です。${\cal R}_t(\alpha)$は基本的に下に凸かつ微分可能であり,line searchなどで最小化可能です。
ここのアルゴリズムは特に決まりはなく,損失関数や${\cal H}$によってはclosedな式で降下幅$\alpha_{t+1}$を決定できる場合があります(例: AdaBoost)。

まとめ

繰り返しになりますが Gradient Bootingは弱学習器の集合${\cal H}$を基底とした関数空間${\cal F}$における座標降下法です。
そして

  1. 降下する方向を選択する = 負の勾配$-g(\boldsymbol{x}_i)$にフィッティングする$h \in {\cal H}$を探索する
  2. 降下する幅を決定する = ${\cal R}_t(\alpha)$を最小にする$\alpha$をline search等で探索する
    の2つの操作を一定回数もしくは収束するまで繰り返します。

ここまで${\cal R}$をどう定義するか, ${\cal H}$を何にするか等は決めていませんでした。
これらを決めると様々なアルゴリズムに派生していきます。
例えば,
${\cal R}[f] = 1/N \sum_i \exp(-y_i f(\boldsymbol{x}_i)) $,${\cal H} = \left\{h | h: {\cal X} \rightarrow \{-1, +1\}\right\}$とするとAdaBoostになりますし,
${\cal H}$を決定木(CART)として${\cal R}_t(\alpha)$を葉ノードごとのline searchで最適化するとMARTになります。
これ以外にもLogit BoostやXGBoost3など(粒度は違う気がしますが)様々な派生アルゴリズムがあります。

気力が残っていれば,Gradient Boostingからどのようにして種々のアルゴリズムが派生していくのか、実装はどうなるのか等もまとめるかもしれません。

  1. $\phi: \mathbb{R} \rightarrow \mathbb{R}$です。回帰問題であれば$\phi(f(\boldsymbol{x})) = L(y, f(\boldsymbol{x})) = \left(y - f(\boldsymbol{x})\right)^2$,分類問題であれば$\phi(f(\boldsymbol{x})) = L(y, f(\boldsymbol{x})) = \exp(-yf(\boldsymbol{x}))$などをイメージしてください。

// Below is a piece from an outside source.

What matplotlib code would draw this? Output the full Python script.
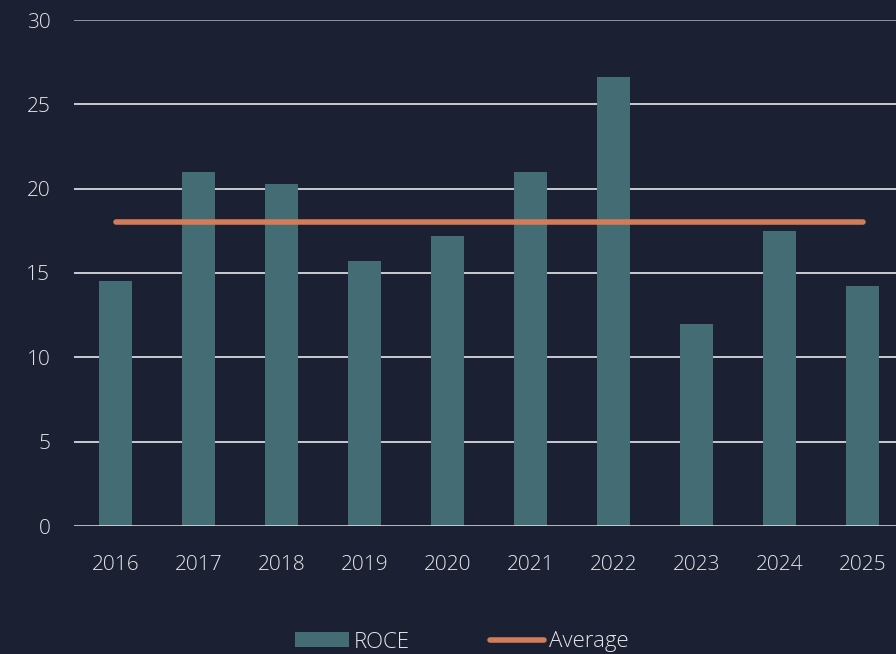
import matplotlib
matplotlib.use("Agg")
import matplotlib.pyplot as plt
from matplotlib.patches import Patch
from matplotlib.lines import Line2D

years = ["2016", "2017", "2018", "2019", "2020", "2021", "2022", "2023", "2024", "2025"]
roce = [14.5, 21.0, 20.3, 15.7, 17.2, 21.0, 26.6, 12.0, 17.5, 14.2]
average = [18.0] * len(years)
yticks = [0, 5, 10, 15, 20, 25, 30]

bg = "#1b2032"
bar_color = "#436c74"
avg_color = "#d27c5a"
text_color = "#e6e6e6"

plt.rcParams['font.family'] = ['Open Sans', 'DejaVu Sans']

fig = plt.figure(figsize=(8.96, 6.54), dpi=100, facecolor=bg)
ax = fig.add_axes([74/896, 1 - 526/654, 830/896, 506/654], facecolor=bg)

x = list(range(len(years)))
ax.bar(x, roce, width=0.4, color=bar_color, zorder=2)
ax.plot(x, average, color=avg_color, linewidth=4.0, solid_capstyle='round', zorder=3)

ax.set_xlim(-0.5, len(years) - 0.5)
ax.set_ylim(0, 30)
ax.set_yticks(yticks)
ax.set_xticks(x)
ax.set_xticklabels(years)

for y in yticks[1:]:
    col = "#a8a8ad" if y == 30 else "#e8e8ec"
    ax.axhline(y, color=col, linewidth=1.2, zorder=1)
ax.axhline(0, color="#e8e8ec", linewidth=1.8, zorder=4)

for s in ax.spines.values():
    s.set_visible(False)
ax.tick_params(length=0, colors=text_color, labelsize=15)
ax.tick_params(axis='x', pad=21)
ax.tick_params(axis='y', pad=17)
for lbl in ax.get_xticklabels() + ax.get_yticklabels():
    lbl.set_fontweight('light')

handles = [Patch(facecolor=bar_color, edgecolor='none'),
           Line2D([0], [0], color=avg_color, linewidth=4.0, solid_capstyle='round')]
leg = fig.legend(handles, ["ROCE", "Average"], loc='center', bbox_to_anchor=(462/896, 1 - 642/654),
                 ncol=2, frameon=False, fontsize=16, handlelength=2.4, handleheight=0.68,
                 handletextpad=0.25, columnspacing=3.6)
for t in leg.get_texts():
    t.set_color(text_color)
    t.set_fontweight('light')

fig.savefig("out.png", dpi=100, facecolor=bg)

  2. 基底である$h_m$の線が斜めになっているのは、①基底同士が直交している必要はないこと、②基底が無限に存在していること を伝えたい気持ちがあります

  3. 厳密にいうとXGBoostはGradient BoostingというよりもNewton Boostingの派生です。1次の勾配だけでなく2次の勾配も使って損失を最小化していくのがNewton Boostingです。たとえばexponential lossを使ったNewton Boostingは Gentle AdaBoostになります。